**INSTRUCTIONS FOR THE TASK**
Write out each line beneath this one exactly as it reads.
* begin *
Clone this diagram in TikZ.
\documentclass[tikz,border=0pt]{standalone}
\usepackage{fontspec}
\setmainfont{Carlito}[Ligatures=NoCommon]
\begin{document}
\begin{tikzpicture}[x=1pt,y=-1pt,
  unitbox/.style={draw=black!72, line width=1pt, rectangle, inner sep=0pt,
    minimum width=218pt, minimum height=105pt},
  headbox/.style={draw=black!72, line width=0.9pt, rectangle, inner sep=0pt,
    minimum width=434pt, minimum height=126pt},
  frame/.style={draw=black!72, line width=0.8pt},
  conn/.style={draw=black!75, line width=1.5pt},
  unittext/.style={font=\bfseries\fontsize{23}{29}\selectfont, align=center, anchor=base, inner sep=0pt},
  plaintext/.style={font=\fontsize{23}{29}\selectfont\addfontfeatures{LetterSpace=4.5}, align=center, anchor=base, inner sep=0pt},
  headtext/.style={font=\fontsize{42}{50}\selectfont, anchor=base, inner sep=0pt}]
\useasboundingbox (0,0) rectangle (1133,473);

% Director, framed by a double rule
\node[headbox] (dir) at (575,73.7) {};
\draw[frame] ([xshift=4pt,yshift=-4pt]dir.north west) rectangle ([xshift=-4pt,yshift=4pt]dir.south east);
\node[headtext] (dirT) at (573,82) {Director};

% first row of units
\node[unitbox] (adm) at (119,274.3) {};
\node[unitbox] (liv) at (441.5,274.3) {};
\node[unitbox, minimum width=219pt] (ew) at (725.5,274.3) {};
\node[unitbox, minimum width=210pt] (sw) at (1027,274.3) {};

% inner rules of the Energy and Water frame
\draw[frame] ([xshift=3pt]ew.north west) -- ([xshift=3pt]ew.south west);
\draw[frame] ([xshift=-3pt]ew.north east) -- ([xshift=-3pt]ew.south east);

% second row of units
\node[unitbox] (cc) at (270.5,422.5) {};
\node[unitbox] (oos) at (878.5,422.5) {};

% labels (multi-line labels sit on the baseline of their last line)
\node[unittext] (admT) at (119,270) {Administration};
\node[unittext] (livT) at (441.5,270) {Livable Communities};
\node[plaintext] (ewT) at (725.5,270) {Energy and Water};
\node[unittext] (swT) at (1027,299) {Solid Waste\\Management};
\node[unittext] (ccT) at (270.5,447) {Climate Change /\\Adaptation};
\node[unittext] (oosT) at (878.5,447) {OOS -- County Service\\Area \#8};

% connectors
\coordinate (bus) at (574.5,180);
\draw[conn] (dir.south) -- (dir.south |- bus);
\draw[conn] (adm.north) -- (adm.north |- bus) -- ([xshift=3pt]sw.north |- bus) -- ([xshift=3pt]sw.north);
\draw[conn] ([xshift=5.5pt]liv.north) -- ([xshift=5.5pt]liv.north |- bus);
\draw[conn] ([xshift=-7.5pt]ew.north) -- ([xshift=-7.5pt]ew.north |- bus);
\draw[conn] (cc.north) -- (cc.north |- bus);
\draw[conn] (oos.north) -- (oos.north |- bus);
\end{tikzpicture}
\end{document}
* end *
**SOLVED EXERCISE**
Clone this diagram in TikZ.
\documentclass[tikz,border=0pt]{standalone}
\usepackage{fontspec}
\setmainfont{Carlito}[Ligatures=NoCommon]
\begin{document}
\begin{tikzpicture}[x=1pt,y=-1pt,
  unitbox/.style={draw=black!72, line width=1pt, rectangle, inner sep=0pt,
    minimum width=218pt, minimum height=105pt},
  headbox/.style={draw=black!72, line width=0.9pt, rectangle, inner sep=0pt,
    minimum width=434pt, minimum height=126pt},
  frame/.style={draw=black!72, line width=0.8pt},
  conn/.style={draw=black!75, line width=1.5pt},
  unittext/.style={font=\bfseries\fontsize{23}{29}\selectfont, align=center, anchor=base, inner sep=0pt},
  plaintext/.style={font=\fontsize{23}{29}\selectfont\addfontfeatures{LetterSpace=4.5}, align=center, anchor=base, inner sep=0pt},
  headtext/.style={font=\fontsize{42}{50}\selectfont, anchor=base, inner sep=0pt}]
\useasboundingbox (0,0) rectangle (1133,473);

% Director, framed by a double rule
\node[headbox] (dir) at (575,73.7) {};
\draw[frame] ([xshift=4pt,yshift=-4pt]dir.north west) rectangle ([xshift=-4pt,yshift=4pt]dir.south east);
\node[headtext] (dirT) at (573,82) {Director};

% first row of units
\node[unitbox] (adm) at (119,274.3) {};
\node[unitbox] (liv) at (441.5,274.3) {};
\node[unitbox, minimum width=219pt] (ew) at (725.5,274.3) {};
\node[unitbox, minimum width=210pt] (sw) at (1027,274.3) {};

% inner rules of the Energy and Water frame
\draw[frame] ([xshift=3pt]ew.north west) -- ([xshift=3pt]ew.south west);
\draw[frame] ([xshift=-3pt]ew.north east) -- ([xshift=-3pt]ew.south east);

% second row of units
\node[unitbox] (cc) at (270.5,422.5) {};
\node[unitbox] (oos) at (878.5,422.5) {};

% labels (multi-line labels sit on the baseline of their last line)
\node[unittext] (admT) at (119,270) {Administration};
\node[unittext] (livT) at (441.5,270) {Livable Communities};
\node[plaintext] (ewT) at (725.5,270) {Energy and Water};
\node[unittext] (swT) at (1027,299) {Solid Waste\\Management};
\node[unittext] (ccT) at (270.5,447) {Climate Change /\\Adaptation};
\node[unittext] (oosT) at (878.5,447) {OOS -- County Service\\Area \#8};

% connectors
\coordinate (bus) at (574.5,180);
\draw[conn] (dir.south) -- (dir.south |- bus);
\draw[conn] (adm.north) -- (adm.north |- bus) -- ([xshift=3pt]sw.north |- bus) -- ([xshift=3pt]sw.north);
\draw[conn] ([xshift=5.5pt]liv.north) -- ([xshift=5.5pt]liv.north |- bus);
\draw[conn] ([xshift=-7.5pt]ew.north) -- ([xshift=-7.5pt]ew.north |- bus);
\draw[conn] (cc.north) -- (cc.north |- bus);
\draw[conn] (oos.north) -- (oos.north |- bus);
\end{tikzpicture}
\end{document}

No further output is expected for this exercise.